Can college teams win without cheating?
In an episode of "Hard Knocks," the HBO documentary that follows the New York Jets through training camp, linebacker Bart Scott was poking fun at Joe McKnight, the USC rookie running back who had been pouting.
"He's just mad 'cause he's taking a pay cut," Scott said.
It was a funny line from one of the NFL's quickest wits. But the funny thing was nobody was laughing. Those around Scott just nodded in agreement.
McKnight left school after his junior season in the wake of questions about the SUV he was driving last season. Though it wasn't quite the gelt that Reggie Bush grabbed when he was a Trojan, McKnight was emblematic of what USC had become under Pete Carroll – a place where blue-chip players came to expect red-carpet treatment.
For seven consecutive seasons, USC won at least 11 games and finished no lower than fourth in the Associated Press poll, including a share of two national championships.
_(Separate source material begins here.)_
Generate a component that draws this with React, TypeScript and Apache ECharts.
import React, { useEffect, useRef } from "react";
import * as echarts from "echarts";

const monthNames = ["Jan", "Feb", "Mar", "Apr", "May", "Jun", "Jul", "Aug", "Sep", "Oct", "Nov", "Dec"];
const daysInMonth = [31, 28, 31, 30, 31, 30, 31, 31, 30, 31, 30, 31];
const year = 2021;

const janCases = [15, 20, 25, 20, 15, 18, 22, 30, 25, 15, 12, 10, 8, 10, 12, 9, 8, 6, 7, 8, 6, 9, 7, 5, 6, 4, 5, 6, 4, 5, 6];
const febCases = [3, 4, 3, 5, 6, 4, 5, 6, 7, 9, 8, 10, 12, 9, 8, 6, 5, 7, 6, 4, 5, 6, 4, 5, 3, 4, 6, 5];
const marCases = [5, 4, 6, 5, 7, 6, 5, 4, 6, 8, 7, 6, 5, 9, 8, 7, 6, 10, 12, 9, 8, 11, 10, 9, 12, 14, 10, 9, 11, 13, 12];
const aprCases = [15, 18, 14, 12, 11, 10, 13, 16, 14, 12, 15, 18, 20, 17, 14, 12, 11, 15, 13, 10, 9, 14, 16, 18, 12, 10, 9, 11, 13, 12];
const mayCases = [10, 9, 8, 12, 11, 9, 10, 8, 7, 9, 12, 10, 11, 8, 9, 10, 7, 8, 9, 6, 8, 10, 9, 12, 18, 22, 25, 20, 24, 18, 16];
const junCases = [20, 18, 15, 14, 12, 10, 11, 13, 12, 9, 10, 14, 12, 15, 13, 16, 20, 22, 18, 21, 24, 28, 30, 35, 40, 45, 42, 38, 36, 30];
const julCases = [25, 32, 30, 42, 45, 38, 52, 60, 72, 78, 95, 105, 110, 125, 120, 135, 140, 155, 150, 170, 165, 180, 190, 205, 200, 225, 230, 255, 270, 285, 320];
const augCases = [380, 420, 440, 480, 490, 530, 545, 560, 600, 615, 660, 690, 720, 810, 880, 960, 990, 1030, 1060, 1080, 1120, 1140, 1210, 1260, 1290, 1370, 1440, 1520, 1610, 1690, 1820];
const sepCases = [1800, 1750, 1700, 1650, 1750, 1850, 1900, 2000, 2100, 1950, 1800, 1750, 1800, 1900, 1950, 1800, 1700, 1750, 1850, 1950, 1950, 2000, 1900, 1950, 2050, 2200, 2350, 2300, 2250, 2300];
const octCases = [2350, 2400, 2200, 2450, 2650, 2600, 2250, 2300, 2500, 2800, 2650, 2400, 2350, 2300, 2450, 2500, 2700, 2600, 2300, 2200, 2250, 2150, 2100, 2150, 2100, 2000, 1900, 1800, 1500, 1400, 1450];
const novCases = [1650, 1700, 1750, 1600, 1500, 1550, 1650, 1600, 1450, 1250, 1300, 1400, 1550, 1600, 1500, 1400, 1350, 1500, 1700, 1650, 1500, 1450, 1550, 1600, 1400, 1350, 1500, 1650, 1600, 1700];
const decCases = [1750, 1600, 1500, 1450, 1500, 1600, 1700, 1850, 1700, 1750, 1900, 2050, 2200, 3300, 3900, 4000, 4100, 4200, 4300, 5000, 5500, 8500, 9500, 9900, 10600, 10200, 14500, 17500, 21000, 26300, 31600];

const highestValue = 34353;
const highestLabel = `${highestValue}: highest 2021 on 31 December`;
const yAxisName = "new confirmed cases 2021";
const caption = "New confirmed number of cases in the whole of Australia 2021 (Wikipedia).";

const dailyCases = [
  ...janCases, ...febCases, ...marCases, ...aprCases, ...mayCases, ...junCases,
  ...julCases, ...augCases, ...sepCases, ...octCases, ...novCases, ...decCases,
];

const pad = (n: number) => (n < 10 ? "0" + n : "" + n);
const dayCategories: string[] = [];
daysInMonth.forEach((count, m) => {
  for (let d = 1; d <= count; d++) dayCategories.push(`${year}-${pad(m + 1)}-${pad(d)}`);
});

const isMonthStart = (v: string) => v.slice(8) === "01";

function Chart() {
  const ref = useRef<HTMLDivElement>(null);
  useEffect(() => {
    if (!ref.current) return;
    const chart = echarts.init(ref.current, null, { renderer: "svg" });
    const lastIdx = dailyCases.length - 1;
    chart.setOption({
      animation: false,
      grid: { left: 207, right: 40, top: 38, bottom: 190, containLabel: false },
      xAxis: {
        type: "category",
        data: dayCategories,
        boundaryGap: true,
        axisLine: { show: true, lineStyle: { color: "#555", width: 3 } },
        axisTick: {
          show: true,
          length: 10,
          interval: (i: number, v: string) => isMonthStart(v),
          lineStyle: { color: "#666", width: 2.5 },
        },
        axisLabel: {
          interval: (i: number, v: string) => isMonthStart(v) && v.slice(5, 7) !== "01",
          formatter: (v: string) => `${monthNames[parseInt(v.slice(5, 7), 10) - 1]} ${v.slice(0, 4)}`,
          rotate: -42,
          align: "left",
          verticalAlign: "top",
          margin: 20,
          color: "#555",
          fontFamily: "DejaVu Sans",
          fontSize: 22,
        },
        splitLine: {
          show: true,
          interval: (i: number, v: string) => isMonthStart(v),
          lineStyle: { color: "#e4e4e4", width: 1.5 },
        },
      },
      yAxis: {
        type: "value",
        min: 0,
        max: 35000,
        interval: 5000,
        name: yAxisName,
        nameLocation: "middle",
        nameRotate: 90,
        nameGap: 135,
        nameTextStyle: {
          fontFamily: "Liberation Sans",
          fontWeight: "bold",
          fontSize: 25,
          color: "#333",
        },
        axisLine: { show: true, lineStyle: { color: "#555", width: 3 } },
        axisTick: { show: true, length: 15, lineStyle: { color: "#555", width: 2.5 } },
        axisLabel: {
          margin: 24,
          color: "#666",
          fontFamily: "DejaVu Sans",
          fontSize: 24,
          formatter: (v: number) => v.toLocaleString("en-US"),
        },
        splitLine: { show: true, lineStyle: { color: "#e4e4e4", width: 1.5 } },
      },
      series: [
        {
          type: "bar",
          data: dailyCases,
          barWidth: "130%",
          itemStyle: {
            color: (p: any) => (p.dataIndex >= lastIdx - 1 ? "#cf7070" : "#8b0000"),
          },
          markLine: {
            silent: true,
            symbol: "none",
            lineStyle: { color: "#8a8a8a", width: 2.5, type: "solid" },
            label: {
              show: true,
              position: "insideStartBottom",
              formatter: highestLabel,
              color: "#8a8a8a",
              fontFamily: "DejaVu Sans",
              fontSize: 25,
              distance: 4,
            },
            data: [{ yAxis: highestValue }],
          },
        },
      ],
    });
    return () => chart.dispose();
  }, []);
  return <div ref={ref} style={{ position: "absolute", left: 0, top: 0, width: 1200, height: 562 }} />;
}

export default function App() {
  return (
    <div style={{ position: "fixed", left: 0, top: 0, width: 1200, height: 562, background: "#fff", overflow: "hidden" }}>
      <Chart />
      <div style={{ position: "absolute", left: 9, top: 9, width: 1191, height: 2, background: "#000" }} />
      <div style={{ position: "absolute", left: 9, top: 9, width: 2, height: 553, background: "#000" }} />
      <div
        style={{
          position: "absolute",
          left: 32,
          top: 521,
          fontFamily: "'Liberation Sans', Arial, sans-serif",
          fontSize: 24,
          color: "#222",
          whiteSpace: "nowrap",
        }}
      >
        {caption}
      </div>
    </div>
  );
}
They did this in an environment in which coaches turned a blind eye, the compliance staff was undermanned and the administration compliant.
Now, that has all changed. Carroll is gone, as is athletic director Mike Garrett and president Stephen Sample. The Trojans have been walloped with sanctions – a loss of 30 scholarships and a two-year bowl ban – that hit far more substantially than the forfeiture of the national titles and the return of Bush's Heisman Trophy.
"We are going to have a culture of compliance," said Pat Haden, the former USC quarterback and Rhodes Scholar, when he replaced Garrett as athletic director. "But it will not be a joyless exercise. We want the players that are going to make the highlight reel plays, but we are also going to play by the rules."
The question is whether USC, under new coach Lane Kiffin – a former member of Carroll's staff and a serial rule bender at Tennessee – can win by playing by the rules?
Really, though, that's a question that, as the college football season is about to kick off, can be asked at a lot of campuses around the country.
How honestly did North Carolina come by its reputation as an up-and-comer under Butch Davis? Defensive tackle Marvin Austin, a possible first-round NFL pick, and receiver Greg Little are being investigated by the NCAA for possibly receiving improper benefits from an agent, and last week, the school began a probe into academic misconduct.
At South Carolina, several players have been instructed to move out of a hotel they were living in because it may have constituted an extra benefit.
Ya think?
At Oregon, the problem isn't rule breakers but lawbreakers. Coach Chip Kelly, who not long ago had a national championship contender, will now find out what he has without Jeremiah Masoli at quarterback. And for the season opener, he'll be without tailback LaMichael James and kicker Rob Beard – two Ducks who, like Masoli, ran afowl, er, afoul of the law.
Masoli, who was arrested twice this year before being booted from the team at Oregon, is now at Mississippi, where he's going to need an appeal of a different kind in order to be eligible. Not surprisingly, Ole Miss is in desperate need of a quarterback, hence the interest in a player who the local cops may view as a Rebel with probable cause.
These are certainly not the first cases of players with hands out, coaches eager to cut corners or football players gone rogue – didn't Barry Switzer's Oklahoma teams win that particular triple crown? But with coaches contracts booming along with TV contracts and players still being prohibited from taking a dip in the revenue pool, this is not going away any time soon.
Many eyes will be on USC this year to see how the Trojans roll – not just the cars they drive, but how they play without the carrot of a bowl game, let alone a national championship. They will also be watching to see how Kiffin plays it.
But perhaps they should be focused across town instead.
When Rick Neuheisel was hired at UCLA three years ago, his alma mater was the only school that would touch him. Neuheisel had left Colorado and Washington on probation, and had begun to come to terms with the likelihood that the rest of his career would be spent in the NFL, as someone else's assistant.
So he promised when UCLA hired him that he would never do anything to embarrass his school. And thus far, he has not.
But as Neuheisel enters his third season, having won a total of 11 games and with major questions about his team, the seat on which he sits is getting warm. He has proven that he can play by the rules, but not that he can win by them.